#### Exercise goal
Extract, unchanged, each line of the listing below from its first line through the line that contains "const adm = [879, 876, 831, 806, 795]", inclusive, and nothing else.

#### Given data
◆ ◆ ◆

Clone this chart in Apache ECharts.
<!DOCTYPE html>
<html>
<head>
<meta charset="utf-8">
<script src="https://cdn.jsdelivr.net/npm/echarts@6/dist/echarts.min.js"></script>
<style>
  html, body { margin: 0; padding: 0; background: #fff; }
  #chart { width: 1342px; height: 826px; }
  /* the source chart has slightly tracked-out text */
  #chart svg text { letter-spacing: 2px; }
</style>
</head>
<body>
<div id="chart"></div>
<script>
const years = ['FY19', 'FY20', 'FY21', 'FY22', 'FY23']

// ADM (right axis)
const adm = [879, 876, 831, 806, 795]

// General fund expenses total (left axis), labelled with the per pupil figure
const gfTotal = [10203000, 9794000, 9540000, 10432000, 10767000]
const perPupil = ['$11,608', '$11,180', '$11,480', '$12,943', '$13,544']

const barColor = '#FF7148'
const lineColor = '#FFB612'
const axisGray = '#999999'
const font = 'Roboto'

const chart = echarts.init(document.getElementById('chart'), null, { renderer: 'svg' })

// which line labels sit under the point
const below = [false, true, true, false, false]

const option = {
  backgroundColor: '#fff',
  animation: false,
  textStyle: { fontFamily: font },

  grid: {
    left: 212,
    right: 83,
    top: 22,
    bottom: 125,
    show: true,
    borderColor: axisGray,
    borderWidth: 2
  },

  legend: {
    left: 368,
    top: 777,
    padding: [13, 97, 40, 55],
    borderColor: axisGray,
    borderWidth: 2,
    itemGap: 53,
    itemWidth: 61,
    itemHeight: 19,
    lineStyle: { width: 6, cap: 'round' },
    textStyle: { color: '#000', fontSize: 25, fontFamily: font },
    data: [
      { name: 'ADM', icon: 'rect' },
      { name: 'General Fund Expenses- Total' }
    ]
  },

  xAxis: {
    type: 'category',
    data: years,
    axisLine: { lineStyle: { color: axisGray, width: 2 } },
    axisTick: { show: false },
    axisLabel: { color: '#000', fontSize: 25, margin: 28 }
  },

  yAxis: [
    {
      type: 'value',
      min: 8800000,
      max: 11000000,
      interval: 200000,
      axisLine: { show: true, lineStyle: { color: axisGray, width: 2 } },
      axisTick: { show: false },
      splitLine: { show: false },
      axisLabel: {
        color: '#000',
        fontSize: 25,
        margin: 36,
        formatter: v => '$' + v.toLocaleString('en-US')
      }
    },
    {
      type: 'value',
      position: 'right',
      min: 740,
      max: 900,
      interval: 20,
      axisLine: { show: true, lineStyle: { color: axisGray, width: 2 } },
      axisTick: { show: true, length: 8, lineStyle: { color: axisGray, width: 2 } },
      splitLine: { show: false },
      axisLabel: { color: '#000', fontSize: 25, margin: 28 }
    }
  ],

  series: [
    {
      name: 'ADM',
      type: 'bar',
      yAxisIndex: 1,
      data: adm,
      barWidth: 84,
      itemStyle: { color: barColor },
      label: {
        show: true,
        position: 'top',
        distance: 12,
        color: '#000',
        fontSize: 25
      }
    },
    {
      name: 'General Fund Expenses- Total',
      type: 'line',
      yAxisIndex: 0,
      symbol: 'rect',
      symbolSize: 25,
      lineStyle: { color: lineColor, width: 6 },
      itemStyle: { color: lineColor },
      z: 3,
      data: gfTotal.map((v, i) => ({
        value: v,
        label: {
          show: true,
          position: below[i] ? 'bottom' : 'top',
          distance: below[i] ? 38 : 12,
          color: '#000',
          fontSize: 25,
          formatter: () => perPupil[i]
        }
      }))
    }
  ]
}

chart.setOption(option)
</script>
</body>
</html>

◆ ◆ ◆

#### Correct output
Clone this chart in Apache ECharts.
<!DOCTYPE html>
<html>
<head>
<meta charset="utf-8">
<script src="https://cdn.jsdelivr.net/npm/echarts@6/dist/echarts.min.js"></script>
<style>
  html, body { margin: 0; padding: 0; background: #fff; }
  #chart { width: 1342px; height: 826px; }
  /* the source chart has slightly tracked-out text */
  #chart svg text { letter-spacing: 2px; }
</style>
</head>
<body>
<div id="chart"></div>
<script>
const years = ['FY19', 'FY20', 'FY21', 'FY22', 'FY23']

// ADM (right axis)
const adm = [879, 876, 831, 806, 795]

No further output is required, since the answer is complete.